Unable to obtain the appropriate signatures, a necessary step in processing forecloses, banks resorted to hiring firms whose cubicle-bound drones signed mortgage instruments by the hundreds per hour, giving the green light to SWAT teams removing people from their homes. With all of this big bank rapacity and deceit, it would be easy to regard the foreclosure crisis as a clear manifestation of the defects inherent in “free enterprise,” as a case of free markets gone awry.

To inculpate genuine free markets, however, is to ignore the intervening causes of the fiasco, glossing over the extensive and noteworthy interventions of the state at every stage of the housing market. The housing policies of the state’s power elite were geared not to creating an “ownership society,” but rather to furthering the abuses of the current rentier society, where the state’s favored companies enjoy every advantage counter to free market alternatives.
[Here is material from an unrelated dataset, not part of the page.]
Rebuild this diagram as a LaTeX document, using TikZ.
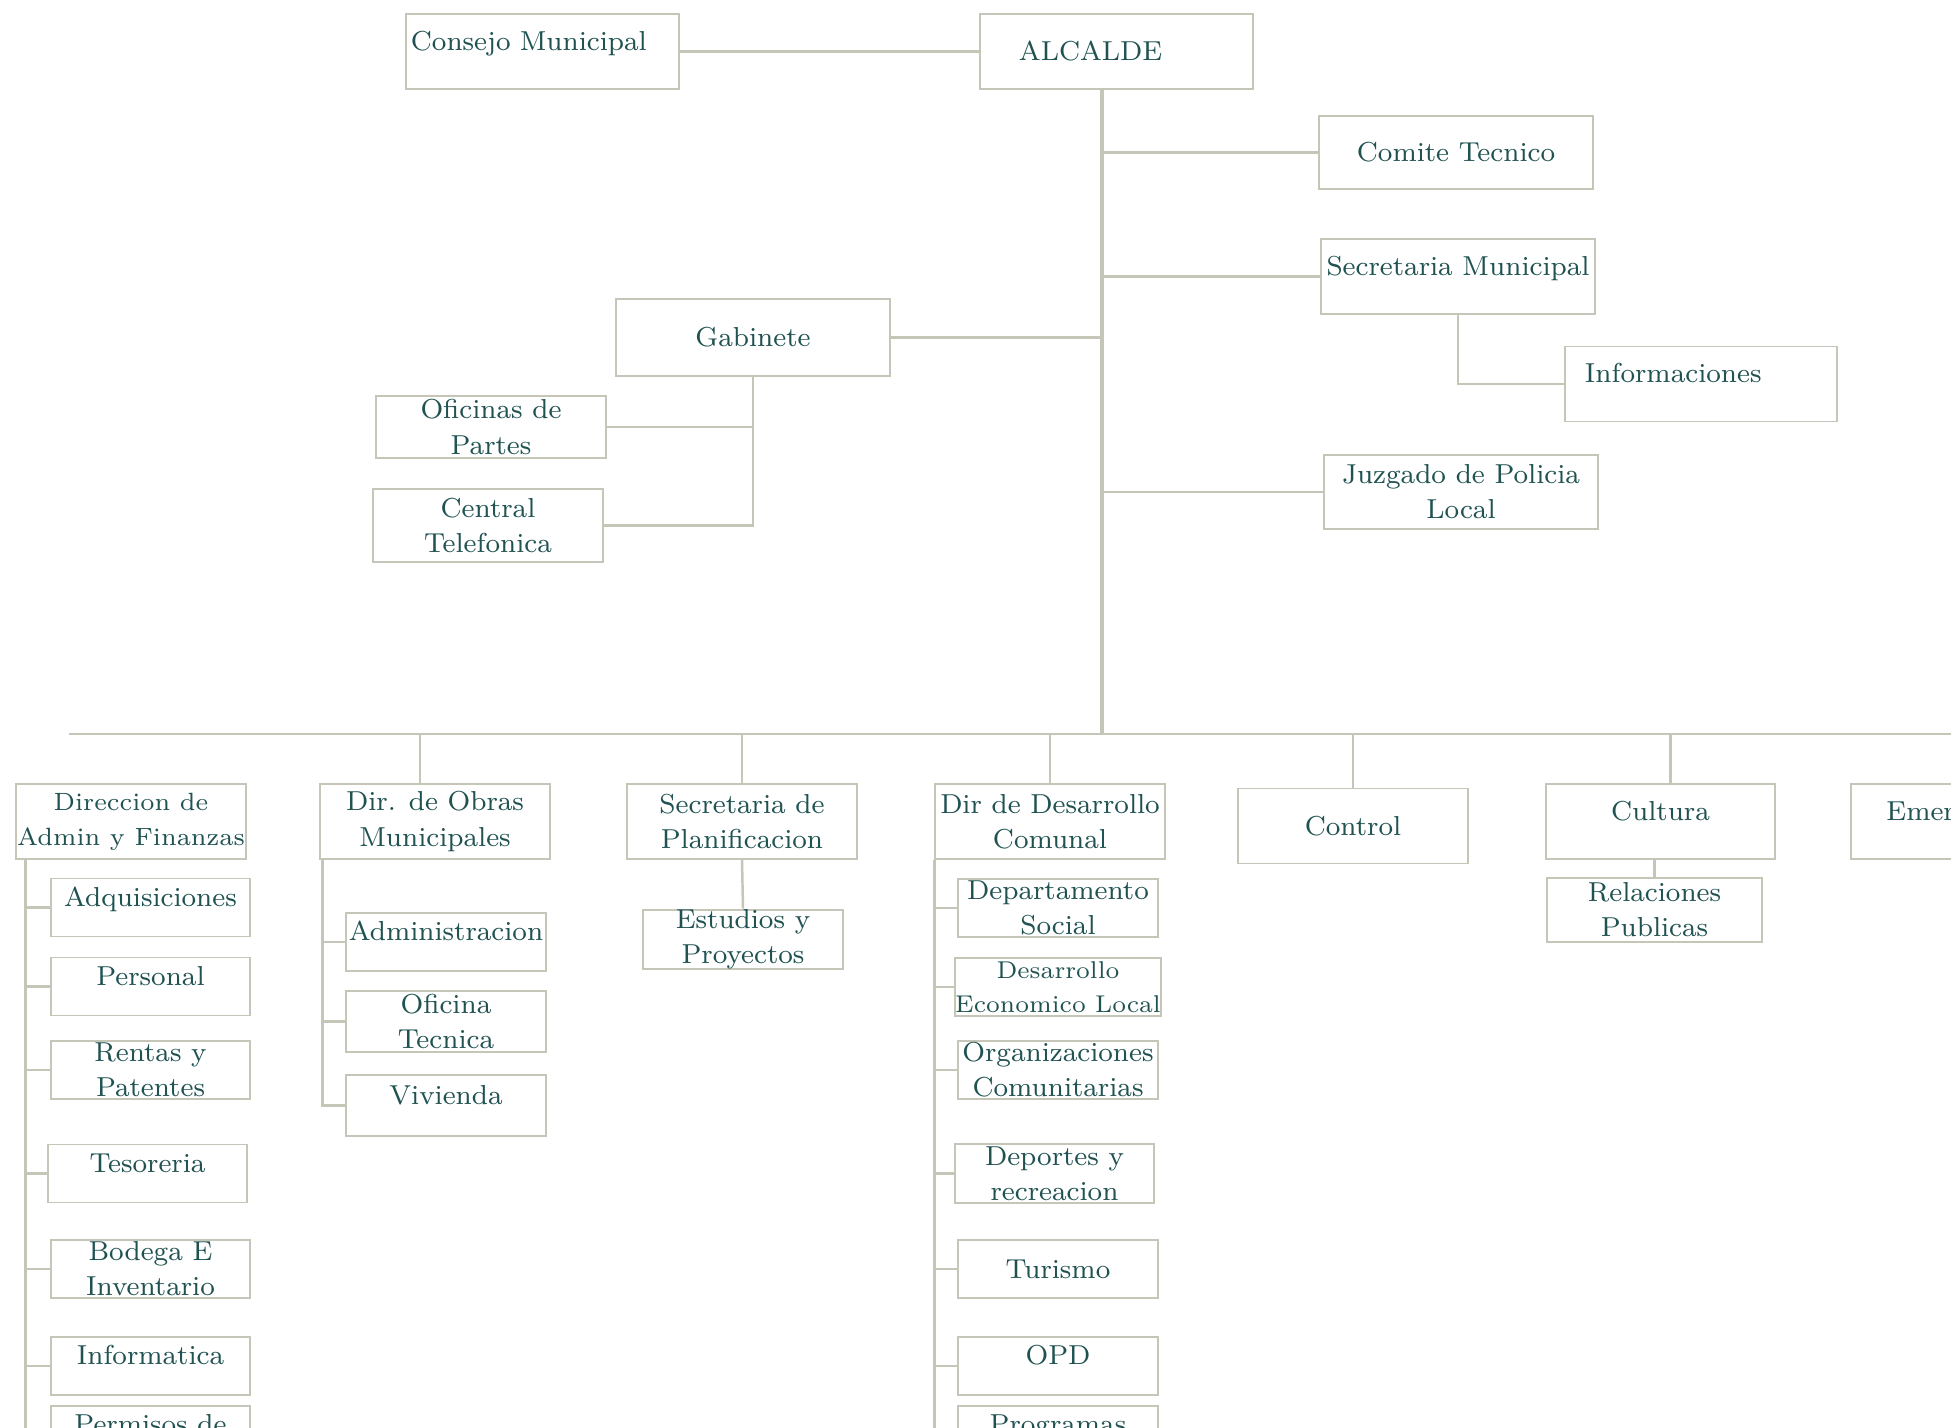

In the upside-down world of the statist economy, pushing working people into homes on scanty down payments and with mortgage installments stretching into infinite is apparently something to regarded as government altruism. Pointing out the hypocrisy inherent in the state’s promotion of “low-down-payment purchases,” former Freddie Mac economist Arnold Kling reminds of “all the people who did not default, but who still owe more on their mortgages than their houses are worth.”

So the banks are having a field day fraudulently foreclosing on properties in default, and at the same time they’re happy to keep collecting on risky loans they made gambling with the taxpayers’ money. “Housing advocates who pose as friends of the middle class,” Kling went on to note, “are instead perhaps its worst enemies.”

Beyond the TARP bailouts to Wall Street banks now busying themselves uprooting American families, the state has meddled on behalf of the corporate ruling class in a number of other, less obvious ways. Zoning laws, by arbitrarily obstructing perfectly safe and viable housing options, act to unnaturally limit the opportunities for, and therefore the supply of, affordable housing, filtering the population into state-subsidized housing options.